One reason for caution in forcing rapid deployment of renewables is that large scale wind and solar generation is qualitatively different from using fossil fuels, hydro-electric, or nuclear. Unlike the technologies that have served the industry for a century, wind and solar generation are variable and they generally do not generate electricity when demand is highest. In addition, generating companies face difficulties in fulfilling the RPS goals by the required dates. Getting sufficient wind turbines would require a major increase in manufacturing capacity, since there is about an 18-month delivery delay at present. Siting the wind farms and getting the power to market may be even more difficult because, while the public supports renewables in principle, there is formidable opposition to siting wind turbines and transmission lines. Cost is still another difficulty. Transmission costs can easily double the cost of delivered power. The fact that wind and solar generally do not help meet peak demand means that dispatchable generation is needed for peak demand and so renewables don't reduce the investment in dispatchable power, but rather only reduce fuel use. The variable nature of wind and solar generation requires backup generation or storage to fill the gaps when the wind dies or clouds obscure the sun. The low capacity factors for wind, and especially solar, mean that if they were the only means of meeting the 15-25% RPS, much of the renewable generation would be spilled until large scale electricity storage and transmission lines become much less expensive.

The authors favor continuing to press renewable technologies to solve, or at least mitigate current generation problems, but warn that eagerness to get the benefits of renewables must be tempered with recognition that forcing the timing increases costs and could reduce reliability. However, time pressure can raise costs and make it impossible to attain specified goals. The authors also urge increased R&D expenditures on these technologies, particularly on bulk storage of electricity, to increase reliability and drive down costs. We stress that dispatchable electricity at affordable costs is essential for the economy and our lifestyles. Legislators and regulators must monitor RPS implementation to prevent blackouts or electricity prices that threaten our economic health. Finally, we urge that, rather than focus on a mandate for renewable electricity, the focus should be on all appropriate technologies that meet the goals of pollution and carbon-dioxide abatement, healthy economic development, energy security, and a reliable electricity system that delivers power at a price that doesn't penalize consumers or the economy. In addition to renewables, the technologies may include conservation, more efficient generation, fossil fuels with carbon capture and sequestration, and nuclear power.

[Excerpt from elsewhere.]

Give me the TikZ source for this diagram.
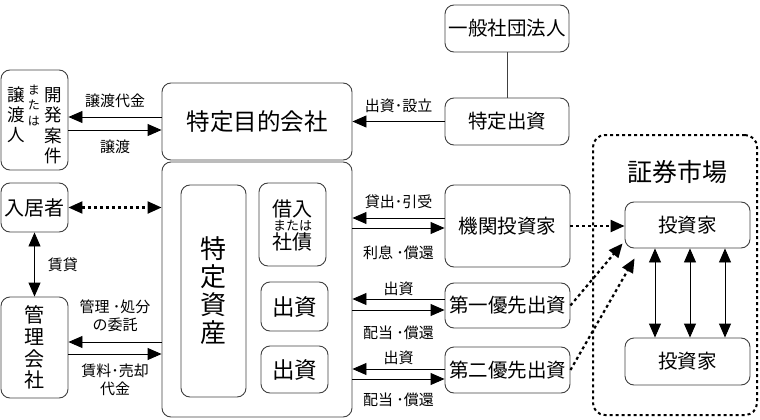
\documentclass[tikz,border=0pt]{standalone}
\usepackage{fontspec}
\setmainfont{Noto Sans CJK JP}
\usetikzlibrary{arrows.meta}

\newcommand{\fslbl}{\fontsize{15}{18}\selectfont}
\newcommand{\fsbox}{\fontsize{19.5}{22}\selectfont}

\tikzset{
  box/.style={draw=black!75, line width=0.9pt, rounded corners=9pt, inner sep=0pt, align=center, font=\fsbox},
  mktbox/.style={draw, line width=2pt, dash pattern=on 3pt off 3pt, rounded corners=12pt, inner sep=0pt},
  arr/.style={-{Triangle[length=14pt,width=12pt]}, line width=0.9pt},
  biarr/.style={{Triangle[length=14pt,width=12pt]}-{Triangle[length=14pt,width=12pt]}, line width=0.9pt},
  dotarr/.style={-{Triangle[length=14pt,width=12pt]}, line width=2.2pt, dash pattern=on 3pt off 3pt},
  lbl/.style={font=\fslbl, inner sep=0pt, align=center},
}

\begin{document}
\begin{tikzpicture}[x=1pt, y=-1pt]
  \useasboundingbox (0,0) rectangle (760,420);

  % centre column
  \node[box, minimum width=190, minimum height=77, font=\fontsize{23.5}{26}\selectfont] (spc) at (257,121.5) {特定目的会社};
  \node[box, minimum width=190, minimum height=255] (outer) at (257,289.5) {};
  \node[box, minimum width=65, minimum height=212, font=\fontsize{26}{28}\selectfont] (asset) at (213.5,291) {特\\定\\資\\産};
  \node[box, minimum width=67, minimum height=83, font=\fontsize{20}{0}\selectfont] (loan) at (292.5,224.5)
    {\rule{0pt}{16pt}\smash{借入}\\[14.4pt]\smash{\fontsize{13}{0}\selectfont または}\\[18.6pt]\smash{社債}};
  \node[box, minimum width=67, minimum height=49, font=\fontsize{22.5}{24}\selectfont] (eq1) at (294.5,306.5) {出資};
  \node[box, minimum width=67, minimum height=47, font=\fontsize{22.5}{24}\selectfont] (eq2) at (294.5,369.5) {出資};

  % right column
  \node[box, minimum width=124, minimum height=47] (ippan) at (507,28.5) {一般社団法人};
  \node[box, minimum width=124, minimum height=47] (tokutei) at (507,121.5) {特定出資};
  \node[box, minimum width=125, minimum height=82] (kikan) at (507.5,226) {機関投資家};
  \node[box, minimum width=125, minimum height=45] (pref1) at (507.5,305.5) {第一優先出資};
  \node[box, minimum width=125, minimum height=46] (pref2) at (507.5,370) {第二優先出資};

  % left column
  \node[box, minimum width=67, minimum height=100] (kaihatsu) at (34.5,120) {%
    \rule{0pt}{30pt}%
    {\fontsize{17.5}{20}\selectfont\begin{tabular}[t]{@{}c@{}}譲\\渡\\人\end{tabular}}\hspace{3pt}%
    \raisebox{7pt}{\fontsize{12}{15.5}\selectfont\begin{tabular}[t]{@{}c@{}}ま\\た\\は\end{tabular}}\hspace{4pt}%
    {\fontsize{17.5}{20}\selectfont\begin{tabular}[t]{@{}c@{}}開\\発\\案\\件\end{tabular}}};
  \node[box, minimum width=67, minimum height=49, font=\fontsize{20}{22}\selectfont] (tenant) at (34.5,207.5) {入居者};
  \node[box, minimum width=67, minimum height=101, font=\fontsize{20}{21.7}\selectfont] (kanri) at (34.5,347.5) {管\\理\\会\\社};

  % market
  \node[mktbox, minimum width=164, minimum height=280] (market) at (675,275) {};
  \node[font=\fontsize{25}{27}\selectfont, inner sep=0pt] (mkttitle) at (677,172) {証券市場};
  \node[box, minimum width=125, minimum height=46] (inv1) at (687.5,225) {投資家};
  \node[box, minimum width=125, minimum height=47] (inv2) at (687.5,361.5) {投資家};

  % connectors
  \draw[line width=0.9pt, black!75] (ippan) -- (tokutei);
  \draw[arr] (tokutei.west) -- (tokutei.west -| spc.east) node[lbl, midway, yshift=16pt] {出資･設立};

  \draw[arr] ([yshift=4.5pt]spc.west) -- ([yshift=4.5pt]spc.west -| kaihatsu.east) node[lbl, midway, yshift=16pt] {譲渡代金};
  \draw[arr] ([yshift=-8.5pt]spc.west -| kaihatsu.east) -- ([yshift=-8.5pt]spc.west) node[lbl, midway, yshift=-17pt] {譲渡};

  \draw[biarr, line width=2.2pt, dash pattern=on 3pt off 3pt] (tenant.east) -- (tenant.east -| outer.west);
  \draw[biarr] (tenant.south) -- (kanri.north) node[lbl, midway, right=13pt] {賃貸};

  \draw[arr] ([yshift=5.5pt]kanri.east -| outer.west) -- ([yshift=5.5pt]kanri.east) node[lbl, midway, yshift=26pt] {管理 ･処分\\の委託};
  \draw[arr] ([yshift=-6.5pt]kanri.east) -- ([yshift=-6.5pt]kanri.east -| outer.west) node[lbl, midway, yshift=-26pt] {賃料･売却\\代金};

  \draw[arr] ([yshift=8pt]kikan.west) -- ([yshift=8pt]kikan.west -| outer.east) node[lbl, midway, yshift=16pt] {貸出･引受};
  \draw[arr] ([yshift=-2pt]kikan.west -| outer.east) -- ([yshift=-2pt]kikan.west) node[lbl, midway, yshift=-25pt] {利息 ･償還};

  \draw[arr] ([yshift=6.5pt]pref1.west) -- ([yshift=6.5pt]pref1.west -| outer.east) node[lbl, midway, yshift=10pt] {出資};
  \draw[arr] ([yshift=-4.5pt]pref1.west -| outer.east) -- ([yshift=-4.5pt]pref1.west) node[lbl, midway, yshift=-23pt] {配当 ･償還};

  \draw[arr] ([yshift=1pt]pref2.west) -- ([yshift=1pt]pref2.west -| outer.east) node[lbl, midway, yshift=11pt] {出資};
  \draw[arr] ([yshift=-9pt]pref2.west -| outer.east) -- ([yshift=-9pt]pref2.west) node[lbl, midway, yshift=-21pt] {配当 ･償還};

  \draw[dotarr] (kikan.east) -- (kikan.east -| inv1.west);
  \draw[dotarr] (pref1.east) -- ([xshift=-2pt, yshift=5pt]inv1.south west);
  \draw[dotarr] (pref2.east) -- ([xshift=10pt, yshift=-10pt]inv1.south west);

  \draw[biarr] ([xshift=-32.5pt]inv1.south) -- ([xshift=-32.5pt]inv2.north);
  \draw[biarr] ([xshift=2.5pt]inv1.south) -- ([xshift=2.5pt]inv2.north);
  \draw[biarr] ([xshift=37.5pt]inv1.south) -- ([xshift=37.5pt]inv2.north);
\end{tikzpicture}
\end{document}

There are likely to be two problems in meeting near-term RPS mandates: timing and cost of electricity.

TIMING

A combination of subsidies and requirements for small quantities of renewable power has provided incentives that have increased wind's share of generated electric energy to 0.6% of total USA generation and geothermal's to 0.4%. The renewable portfolio standards enacted by states require large increases in those percentages in a short time. Seven years from now, in 2015, eighteen states require that at least 10% of their electricity must come from renewables. California and New York require 25%. Meeting these requirements requires that huge numbers of these power plants be constructed. By 2015, New York must build 10,400 MW of new renewable power, an increase of 26% in its existing generation (that required a century to build). Illinois has legislated that 8,000 MW of new renewables be constructed, a 19% increase in its existing generation. Connecticut requires 1,700 MW of new renewables by 2015, an addition of 21% to its fleet of power plants. Massachusetts has one of the most ambitious near-term requirements: it requires that 3.5% of all electricity be renewable this year, with a half percent increase every year (the requirement is not being met, and utilities are paying penalties that they pass through to customers).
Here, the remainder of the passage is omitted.